#### [Records supplied]
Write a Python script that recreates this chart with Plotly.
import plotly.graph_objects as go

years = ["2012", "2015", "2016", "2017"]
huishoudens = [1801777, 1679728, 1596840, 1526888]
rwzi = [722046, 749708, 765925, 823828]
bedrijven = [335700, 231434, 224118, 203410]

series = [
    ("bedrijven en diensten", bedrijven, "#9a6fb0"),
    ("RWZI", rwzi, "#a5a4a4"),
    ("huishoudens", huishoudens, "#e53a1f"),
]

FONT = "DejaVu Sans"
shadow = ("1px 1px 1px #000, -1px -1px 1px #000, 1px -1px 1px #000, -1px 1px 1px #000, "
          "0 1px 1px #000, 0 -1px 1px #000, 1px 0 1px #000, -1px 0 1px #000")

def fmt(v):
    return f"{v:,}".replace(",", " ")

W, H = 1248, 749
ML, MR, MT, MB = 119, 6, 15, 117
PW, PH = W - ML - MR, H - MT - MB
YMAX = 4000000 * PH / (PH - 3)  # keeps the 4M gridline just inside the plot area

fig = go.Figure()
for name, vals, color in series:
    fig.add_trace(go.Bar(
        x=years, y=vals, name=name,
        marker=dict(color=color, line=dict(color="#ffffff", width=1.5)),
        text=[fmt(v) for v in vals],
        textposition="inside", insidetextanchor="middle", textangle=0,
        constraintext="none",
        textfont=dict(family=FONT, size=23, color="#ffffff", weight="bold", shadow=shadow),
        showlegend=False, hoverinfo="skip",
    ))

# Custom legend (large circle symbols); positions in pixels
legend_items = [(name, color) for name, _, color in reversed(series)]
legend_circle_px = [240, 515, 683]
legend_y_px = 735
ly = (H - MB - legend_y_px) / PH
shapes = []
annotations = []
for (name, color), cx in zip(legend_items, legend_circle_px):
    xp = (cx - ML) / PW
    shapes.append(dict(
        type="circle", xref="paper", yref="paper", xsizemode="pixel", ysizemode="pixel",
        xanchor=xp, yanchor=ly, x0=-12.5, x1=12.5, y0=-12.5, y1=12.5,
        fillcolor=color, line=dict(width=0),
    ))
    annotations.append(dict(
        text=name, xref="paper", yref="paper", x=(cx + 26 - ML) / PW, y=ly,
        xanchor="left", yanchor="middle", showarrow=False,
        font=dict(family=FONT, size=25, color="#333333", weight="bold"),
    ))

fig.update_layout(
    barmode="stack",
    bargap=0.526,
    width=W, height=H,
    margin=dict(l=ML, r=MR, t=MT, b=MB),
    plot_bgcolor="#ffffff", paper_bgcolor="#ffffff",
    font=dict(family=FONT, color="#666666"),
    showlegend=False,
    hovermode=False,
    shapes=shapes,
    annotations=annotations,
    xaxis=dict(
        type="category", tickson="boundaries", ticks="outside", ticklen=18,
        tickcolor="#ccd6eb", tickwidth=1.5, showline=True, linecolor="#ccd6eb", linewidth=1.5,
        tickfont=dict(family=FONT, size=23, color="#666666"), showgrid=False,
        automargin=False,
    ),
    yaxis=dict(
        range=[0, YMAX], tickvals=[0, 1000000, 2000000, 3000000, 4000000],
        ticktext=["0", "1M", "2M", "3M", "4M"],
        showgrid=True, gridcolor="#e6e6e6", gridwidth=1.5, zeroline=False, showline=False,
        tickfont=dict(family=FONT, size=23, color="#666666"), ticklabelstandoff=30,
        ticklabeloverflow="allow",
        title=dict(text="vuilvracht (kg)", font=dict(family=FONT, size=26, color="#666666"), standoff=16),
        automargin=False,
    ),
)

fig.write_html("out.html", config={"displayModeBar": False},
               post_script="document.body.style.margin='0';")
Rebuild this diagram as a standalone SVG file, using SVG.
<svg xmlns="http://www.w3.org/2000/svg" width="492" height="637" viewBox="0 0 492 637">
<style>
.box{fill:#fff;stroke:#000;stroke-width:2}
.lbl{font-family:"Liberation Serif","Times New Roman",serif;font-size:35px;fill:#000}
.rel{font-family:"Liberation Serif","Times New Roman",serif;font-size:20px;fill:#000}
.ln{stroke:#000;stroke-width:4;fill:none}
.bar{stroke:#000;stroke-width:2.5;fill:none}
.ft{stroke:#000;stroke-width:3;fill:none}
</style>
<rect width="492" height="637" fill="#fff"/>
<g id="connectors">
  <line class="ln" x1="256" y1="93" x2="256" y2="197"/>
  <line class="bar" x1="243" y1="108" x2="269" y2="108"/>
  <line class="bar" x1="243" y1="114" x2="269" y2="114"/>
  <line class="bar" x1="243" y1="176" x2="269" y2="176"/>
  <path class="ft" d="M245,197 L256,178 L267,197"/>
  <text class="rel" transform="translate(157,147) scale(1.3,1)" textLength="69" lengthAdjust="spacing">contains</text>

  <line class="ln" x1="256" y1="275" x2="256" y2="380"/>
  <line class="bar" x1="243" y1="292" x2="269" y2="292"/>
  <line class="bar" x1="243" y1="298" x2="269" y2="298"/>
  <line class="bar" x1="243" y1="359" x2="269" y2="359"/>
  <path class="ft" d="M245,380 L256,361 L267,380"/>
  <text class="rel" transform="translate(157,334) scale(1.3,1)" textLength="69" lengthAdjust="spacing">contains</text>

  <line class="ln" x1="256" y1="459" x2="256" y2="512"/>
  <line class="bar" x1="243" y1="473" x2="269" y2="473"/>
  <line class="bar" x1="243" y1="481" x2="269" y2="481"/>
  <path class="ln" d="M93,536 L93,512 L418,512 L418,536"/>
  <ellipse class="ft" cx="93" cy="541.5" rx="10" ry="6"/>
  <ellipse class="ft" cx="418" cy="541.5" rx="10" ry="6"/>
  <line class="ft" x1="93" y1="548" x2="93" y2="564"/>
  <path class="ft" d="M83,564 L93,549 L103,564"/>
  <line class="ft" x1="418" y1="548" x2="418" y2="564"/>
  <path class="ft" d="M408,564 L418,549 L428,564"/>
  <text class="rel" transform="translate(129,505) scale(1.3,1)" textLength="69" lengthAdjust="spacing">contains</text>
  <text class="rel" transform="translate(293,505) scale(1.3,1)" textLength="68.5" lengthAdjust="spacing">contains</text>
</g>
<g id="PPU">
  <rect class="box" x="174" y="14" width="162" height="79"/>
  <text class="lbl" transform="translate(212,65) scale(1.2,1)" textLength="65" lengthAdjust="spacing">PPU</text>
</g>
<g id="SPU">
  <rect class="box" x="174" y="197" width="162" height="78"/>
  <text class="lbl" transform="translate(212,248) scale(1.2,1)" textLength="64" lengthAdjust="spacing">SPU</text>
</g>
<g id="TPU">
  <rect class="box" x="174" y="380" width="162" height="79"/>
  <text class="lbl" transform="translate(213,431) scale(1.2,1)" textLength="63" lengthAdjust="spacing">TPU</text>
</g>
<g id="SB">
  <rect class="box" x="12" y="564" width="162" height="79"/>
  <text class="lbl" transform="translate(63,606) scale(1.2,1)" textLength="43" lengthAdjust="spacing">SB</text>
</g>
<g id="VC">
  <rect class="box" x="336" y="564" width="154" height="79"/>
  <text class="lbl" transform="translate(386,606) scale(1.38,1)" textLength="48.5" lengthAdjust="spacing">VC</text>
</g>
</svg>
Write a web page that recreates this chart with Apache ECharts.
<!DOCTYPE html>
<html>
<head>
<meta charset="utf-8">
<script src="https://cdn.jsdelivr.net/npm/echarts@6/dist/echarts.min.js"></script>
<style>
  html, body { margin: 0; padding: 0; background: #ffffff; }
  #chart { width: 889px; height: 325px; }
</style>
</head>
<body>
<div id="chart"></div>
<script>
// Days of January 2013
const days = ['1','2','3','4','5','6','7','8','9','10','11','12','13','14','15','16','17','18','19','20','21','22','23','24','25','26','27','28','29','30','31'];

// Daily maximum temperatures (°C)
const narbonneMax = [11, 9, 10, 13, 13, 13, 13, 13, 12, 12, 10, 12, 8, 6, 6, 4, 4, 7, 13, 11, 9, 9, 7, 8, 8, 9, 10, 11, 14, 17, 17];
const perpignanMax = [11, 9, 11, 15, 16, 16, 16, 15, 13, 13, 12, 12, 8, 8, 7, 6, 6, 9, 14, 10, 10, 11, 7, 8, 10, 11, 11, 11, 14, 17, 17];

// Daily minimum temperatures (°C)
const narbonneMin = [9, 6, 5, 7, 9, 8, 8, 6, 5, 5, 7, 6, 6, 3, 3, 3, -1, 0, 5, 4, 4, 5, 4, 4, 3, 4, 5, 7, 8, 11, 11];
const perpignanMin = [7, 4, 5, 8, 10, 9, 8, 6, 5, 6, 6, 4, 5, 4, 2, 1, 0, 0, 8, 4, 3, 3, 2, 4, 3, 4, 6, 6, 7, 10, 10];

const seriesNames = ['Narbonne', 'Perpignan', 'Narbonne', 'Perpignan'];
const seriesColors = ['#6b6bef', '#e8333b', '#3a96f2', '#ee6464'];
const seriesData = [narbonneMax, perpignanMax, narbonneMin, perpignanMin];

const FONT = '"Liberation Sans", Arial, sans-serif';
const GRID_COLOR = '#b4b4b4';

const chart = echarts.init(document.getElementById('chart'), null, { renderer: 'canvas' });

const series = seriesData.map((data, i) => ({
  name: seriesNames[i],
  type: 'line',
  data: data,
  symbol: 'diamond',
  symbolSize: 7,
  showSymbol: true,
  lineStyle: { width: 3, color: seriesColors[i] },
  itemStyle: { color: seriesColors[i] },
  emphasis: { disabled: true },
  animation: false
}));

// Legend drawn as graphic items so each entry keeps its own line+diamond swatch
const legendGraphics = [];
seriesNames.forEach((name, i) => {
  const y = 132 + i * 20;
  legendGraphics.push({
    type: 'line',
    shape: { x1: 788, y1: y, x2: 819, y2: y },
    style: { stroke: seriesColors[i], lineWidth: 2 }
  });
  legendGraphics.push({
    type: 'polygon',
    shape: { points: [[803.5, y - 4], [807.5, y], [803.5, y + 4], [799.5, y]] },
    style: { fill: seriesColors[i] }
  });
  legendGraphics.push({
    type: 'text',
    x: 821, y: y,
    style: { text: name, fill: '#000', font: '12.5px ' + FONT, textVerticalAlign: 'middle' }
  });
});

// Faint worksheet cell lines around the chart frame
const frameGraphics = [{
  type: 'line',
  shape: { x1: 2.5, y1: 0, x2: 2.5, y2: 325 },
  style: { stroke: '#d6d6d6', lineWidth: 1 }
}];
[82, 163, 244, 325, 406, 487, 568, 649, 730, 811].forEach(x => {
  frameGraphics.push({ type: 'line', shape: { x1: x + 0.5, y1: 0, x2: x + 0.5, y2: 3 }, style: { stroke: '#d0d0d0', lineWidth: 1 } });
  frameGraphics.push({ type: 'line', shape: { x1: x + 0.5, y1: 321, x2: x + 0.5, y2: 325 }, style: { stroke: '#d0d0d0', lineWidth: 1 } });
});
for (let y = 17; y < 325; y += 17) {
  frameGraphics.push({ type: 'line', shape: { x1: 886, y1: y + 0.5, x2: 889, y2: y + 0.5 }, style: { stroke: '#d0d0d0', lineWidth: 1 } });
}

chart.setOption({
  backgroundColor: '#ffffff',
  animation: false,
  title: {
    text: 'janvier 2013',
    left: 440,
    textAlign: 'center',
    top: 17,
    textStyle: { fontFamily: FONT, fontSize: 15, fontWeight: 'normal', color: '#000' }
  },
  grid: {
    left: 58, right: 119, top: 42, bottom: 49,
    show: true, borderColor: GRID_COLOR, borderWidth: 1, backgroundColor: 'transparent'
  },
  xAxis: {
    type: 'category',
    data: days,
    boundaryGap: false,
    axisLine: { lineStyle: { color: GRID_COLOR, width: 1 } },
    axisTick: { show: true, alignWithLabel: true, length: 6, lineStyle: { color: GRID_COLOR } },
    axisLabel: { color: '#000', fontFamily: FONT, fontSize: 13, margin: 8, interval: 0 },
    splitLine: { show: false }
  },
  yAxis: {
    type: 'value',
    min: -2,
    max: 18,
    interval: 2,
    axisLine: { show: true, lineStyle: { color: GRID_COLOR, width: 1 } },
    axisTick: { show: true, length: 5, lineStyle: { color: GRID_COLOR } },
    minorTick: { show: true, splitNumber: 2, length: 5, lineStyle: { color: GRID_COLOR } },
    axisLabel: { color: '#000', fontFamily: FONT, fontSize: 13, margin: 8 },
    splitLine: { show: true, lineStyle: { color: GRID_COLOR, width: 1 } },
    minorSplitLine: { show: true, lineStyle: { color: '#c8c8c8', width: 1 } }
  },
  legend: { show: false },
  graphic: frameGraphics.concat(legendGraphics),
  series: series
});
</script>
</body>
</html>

#### [Exercise]
How many lines of these entries contain "this"? Answer with the number and nothing else.

#### [Problem solution]
3